During the summer months, young children who are homeless benefit from high-quality pre-K programs.

“Universal pre-K has been a gift to many Boston families,” the Boston Herald reports. “But for homeless and poor families, the end of the school year can be a burden that poses a difficult hardship.”

Without summertime pre-K, these children may not have anywhere to go during the day.

Fortunately, the local nonprofit Horizons for Homeless Children offers summertime opportunities.

The Herald tells the story of how one young mother, Itzamarie Torres, and her two sons, have relied on Horizons, saying of Torres:

“The 23-year-old single mom was pregnant and living in a shelter with her toddler son. It was a scary time, but she soon found housing, got a job, moved into an apartment and is now earning her GED at Roxbury Community College.

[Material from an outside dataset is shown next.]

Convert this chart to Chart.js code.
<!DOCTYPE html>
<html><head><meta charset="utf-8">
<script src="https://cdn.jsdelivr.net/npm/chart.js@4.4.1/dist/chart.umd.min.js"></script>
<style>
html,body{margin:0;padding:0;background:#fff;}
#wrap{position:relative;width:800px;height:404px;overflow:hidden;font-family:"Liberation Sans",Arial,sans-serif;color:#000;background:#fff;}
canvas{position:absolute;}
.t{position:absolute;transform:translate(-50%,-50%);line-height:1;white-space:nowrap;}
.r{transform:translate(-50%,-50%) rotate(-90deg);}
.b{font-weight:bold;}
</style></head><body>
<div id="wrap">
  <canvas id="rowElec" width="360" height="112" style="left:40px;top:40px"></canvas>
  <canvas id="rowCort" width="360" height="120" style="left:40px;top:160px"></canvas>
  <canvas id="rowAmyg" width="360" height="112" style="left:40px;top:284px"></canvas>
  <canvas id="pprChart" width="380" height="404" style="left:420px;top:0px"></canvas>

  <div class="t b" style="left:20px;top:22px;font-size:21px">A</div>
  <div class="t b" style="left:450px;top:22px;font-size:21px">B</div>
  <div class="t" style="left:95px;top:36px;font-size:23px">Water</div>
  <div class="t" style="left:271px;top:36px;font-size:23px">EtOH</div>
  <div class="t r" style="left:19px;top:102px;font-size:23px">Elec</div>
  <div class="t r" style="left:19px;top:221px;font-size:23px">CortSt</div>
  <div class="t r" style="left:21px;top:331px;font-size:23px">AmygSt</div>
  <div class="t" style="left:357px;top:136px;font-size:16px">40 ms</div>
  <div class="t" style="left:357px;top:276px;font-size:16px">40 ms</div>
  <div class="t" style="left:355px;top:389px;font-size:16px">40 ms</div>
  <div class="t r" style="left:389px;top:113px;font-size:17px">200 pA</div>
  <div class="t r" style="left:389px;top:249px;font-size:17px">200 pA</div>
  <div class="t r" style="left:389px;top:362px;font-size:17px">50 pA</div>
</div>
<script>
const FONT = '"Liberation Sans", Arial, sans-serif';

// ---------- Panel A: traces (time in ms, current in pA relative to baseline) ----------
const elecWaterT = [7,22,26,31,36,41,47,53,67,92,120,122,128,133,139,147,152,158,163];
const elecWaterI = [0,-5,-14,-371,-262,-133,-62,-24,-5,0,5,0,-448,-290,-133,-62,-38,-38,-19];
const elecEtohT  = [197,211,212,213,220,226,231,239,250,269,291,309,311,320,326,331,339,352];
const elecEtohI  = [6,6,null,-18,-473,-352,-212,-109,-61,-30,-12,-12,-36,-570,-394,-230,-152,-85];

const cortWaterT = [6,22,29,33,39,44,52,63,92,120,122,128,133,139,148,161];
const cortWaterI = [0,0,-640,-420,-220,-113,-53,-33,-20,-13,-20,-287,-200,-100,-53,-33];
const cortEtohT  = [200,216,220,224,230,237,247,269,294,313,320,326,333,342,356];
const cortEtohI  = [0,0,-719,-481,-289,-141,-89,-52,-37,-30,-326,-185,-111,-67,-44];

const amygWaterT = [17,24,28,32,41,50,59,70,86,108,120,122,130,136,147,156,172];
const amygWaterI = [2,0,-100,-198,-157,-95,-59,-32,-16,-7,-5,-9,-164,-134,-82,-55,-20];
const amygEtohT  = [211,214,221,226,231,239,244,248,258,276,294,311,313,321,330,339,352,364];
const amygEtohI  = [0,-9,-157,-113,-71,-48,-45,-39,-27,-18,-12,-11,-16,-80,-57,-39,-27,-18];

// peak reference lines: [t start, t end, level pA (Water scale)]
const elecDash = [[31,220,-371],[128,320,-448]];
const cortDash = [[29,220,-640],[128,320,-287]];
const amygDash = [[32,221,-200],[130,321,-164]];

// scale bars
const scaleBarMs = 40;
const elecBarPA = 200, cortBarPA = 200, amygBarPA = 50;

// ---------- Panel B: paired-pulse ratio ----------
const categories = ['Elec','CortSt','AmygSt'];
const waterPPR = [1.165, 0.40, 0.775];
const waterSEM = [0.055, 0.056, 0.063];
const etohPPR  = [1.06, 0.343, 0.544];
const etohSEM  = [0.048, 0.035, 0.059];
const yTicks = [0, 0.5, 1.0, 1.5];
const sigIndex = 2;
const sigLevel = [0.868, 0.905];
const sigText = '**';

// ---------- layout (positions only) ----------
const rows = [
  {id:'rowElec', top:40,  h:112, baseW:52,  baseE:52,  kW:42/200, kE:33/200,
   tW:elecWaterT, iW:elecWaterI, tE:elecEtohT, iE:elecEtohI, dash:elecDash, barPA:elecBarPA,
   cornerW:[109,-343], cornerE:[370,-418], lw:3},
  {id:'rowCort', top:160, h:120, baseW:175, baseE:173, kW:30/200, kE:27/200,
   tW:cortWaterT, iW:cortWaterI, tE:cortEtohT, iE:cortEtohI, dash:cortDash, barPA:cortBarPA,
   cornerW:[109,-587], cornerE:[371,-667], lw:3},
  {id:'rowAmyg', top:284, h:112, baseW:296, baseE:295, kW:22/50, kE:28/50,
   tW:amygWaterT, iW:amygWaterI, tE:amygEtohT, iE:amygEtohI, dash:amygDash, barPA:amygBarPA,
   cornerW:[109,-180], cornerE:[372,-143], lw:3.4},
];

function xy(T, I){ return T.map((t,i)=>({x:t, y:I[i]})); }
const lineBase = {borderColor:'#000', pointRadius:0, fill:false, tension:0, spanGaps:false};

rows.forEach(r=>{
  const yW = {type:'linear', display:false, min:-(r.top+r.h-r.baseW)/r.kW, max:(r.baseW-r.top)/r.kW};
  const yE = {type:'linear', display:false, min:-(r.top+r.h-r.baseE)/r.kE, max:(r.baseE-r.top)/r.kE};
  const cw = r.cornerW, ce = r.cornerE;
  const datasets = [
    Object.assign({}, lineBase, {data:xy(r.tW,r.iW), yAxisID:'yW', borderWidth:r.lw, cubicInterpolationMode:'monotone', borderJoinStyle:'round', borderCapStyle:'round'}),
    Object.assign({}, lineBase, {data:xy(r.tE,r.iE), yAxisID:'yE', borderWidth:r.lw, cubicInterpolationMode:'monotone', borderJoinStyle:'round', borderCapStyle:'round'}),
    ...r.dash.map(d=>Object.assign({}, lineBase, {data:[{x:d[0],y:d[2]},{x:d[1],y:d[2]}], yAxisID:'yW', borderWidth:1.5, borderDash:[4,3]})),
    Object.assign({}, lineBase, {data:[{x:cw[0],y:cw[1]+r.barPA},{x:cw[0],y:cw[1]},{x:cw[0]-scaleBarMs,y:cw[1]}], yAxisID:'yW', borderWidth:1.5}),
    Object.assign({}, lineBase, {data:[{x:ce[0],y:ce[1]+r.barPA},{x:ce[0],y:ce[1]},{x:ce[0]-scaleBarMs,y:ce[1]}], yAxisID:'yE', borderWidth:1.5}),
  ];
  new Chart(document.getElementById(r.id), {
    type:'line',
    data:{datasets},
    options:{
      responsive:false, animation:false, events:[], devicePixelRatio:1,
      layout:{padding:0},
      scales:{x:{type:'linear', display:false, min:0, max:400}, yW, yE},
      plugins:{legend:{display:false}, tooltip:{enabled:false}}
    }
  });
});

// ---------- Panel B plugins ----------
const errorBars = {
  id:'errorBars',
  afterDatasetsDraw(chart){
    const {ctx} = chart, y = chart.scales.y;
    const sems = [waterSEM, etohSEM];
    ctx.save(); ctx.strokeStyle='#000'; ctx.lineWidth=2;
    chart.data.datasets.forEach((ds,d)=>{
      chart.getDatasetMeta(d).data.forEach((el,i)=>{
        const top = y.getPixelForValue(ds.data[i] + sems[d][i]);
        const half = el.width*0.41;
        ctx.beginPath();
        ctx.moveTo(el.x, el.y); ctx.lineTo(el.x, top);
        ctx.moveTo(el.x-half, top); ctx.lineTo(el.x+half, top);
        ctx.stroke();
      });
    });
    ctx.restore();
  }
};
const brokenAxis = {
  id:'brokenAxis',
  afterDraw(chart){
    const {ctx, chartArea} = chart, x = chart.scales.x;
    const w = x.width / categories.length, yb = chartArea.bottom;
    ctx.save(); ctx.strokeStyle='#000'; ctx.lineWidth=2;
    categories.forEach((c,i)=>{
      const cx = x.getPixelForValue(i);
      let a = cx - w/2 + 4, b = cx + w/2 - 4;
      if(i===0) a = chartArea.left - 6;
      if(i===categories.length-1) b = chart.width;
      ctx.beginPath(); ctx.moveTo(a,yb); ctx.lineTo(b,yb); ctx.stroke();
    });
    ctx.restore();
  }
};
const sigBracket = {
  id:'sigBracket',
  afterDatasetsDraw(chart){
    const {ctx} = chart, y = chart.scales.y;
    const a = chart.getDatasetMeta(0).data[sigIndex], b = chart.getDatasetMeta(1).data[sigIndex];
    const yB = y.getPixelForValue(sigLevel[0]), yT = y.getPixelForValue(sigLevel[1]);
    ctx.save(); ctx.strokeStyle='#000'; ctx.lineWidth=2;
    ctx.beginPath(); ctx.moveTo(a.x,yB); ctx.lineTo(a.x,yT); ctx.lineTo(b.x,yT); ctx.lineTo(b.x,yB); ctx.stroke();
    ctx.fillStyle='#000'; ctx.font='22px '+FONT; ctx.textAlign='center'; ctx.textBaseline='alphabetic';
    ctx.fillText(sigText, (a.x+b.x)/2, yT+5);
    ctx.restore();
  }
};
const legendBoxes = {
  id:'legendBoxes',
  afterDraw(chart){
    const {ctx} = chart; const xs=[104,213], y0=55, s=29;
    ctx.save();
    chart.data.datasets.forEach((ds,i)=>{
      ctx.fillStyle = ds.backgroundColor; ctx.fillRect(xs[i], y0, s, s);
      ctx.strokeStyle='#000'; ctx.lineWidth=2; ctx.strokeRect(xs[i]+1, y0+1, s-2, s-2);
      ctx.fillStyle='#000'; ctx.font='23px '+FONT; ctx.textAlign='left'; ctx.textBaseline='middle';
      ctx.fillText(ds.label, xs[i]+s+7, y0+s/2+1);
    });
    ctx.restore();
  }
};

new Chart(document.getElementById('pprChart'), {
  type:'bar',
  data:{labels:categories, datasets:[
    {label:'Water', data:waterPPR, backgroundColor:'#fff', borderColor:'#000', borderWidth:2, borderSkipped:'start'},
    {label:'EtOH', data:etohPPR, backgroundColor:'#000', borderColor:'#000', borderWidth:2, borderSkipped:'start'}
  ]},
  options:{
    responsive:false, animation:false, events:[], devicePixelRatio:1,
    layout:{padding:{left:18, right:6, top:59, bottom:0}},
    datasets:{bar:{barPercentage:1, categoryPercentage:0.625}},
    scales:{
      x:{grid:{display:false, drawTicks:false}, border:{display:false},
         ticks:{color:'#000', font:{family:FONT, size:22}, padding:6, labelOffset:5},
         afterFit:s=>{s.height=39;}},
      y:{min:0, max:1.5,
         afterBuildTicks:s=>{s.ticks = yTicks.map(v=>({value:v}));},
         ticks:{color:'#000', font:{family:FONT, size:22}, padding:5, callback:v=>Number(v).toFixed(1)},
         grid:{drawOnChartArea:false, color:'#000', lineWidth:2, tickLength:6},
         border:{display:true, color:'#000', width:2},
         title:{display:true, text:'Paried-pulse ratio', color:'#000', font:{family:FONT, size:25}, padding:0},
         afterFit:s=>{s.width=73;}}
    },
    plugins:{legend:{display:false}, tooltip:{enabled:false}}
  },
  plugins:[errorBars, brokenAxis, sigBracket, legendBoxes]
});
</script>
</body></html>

“She’s grateful for Horizons for Homeless Children, a nonprofit that runs three year-round early education centers in Roxbury, Dorchester and Jamaica Plain, and the stability it gives to her sons, Ayden, 4, and Adrian, 2.

“ ‘It’s wonderful. As a single mom, it’s very helpful,’ said Torres, who is happy the center is open in the summer. ‘I wouldn’t be able to work or go to school or do the things that I am doing now to further myself because I wouldn’t have anybody to watch them.’ ” (more…)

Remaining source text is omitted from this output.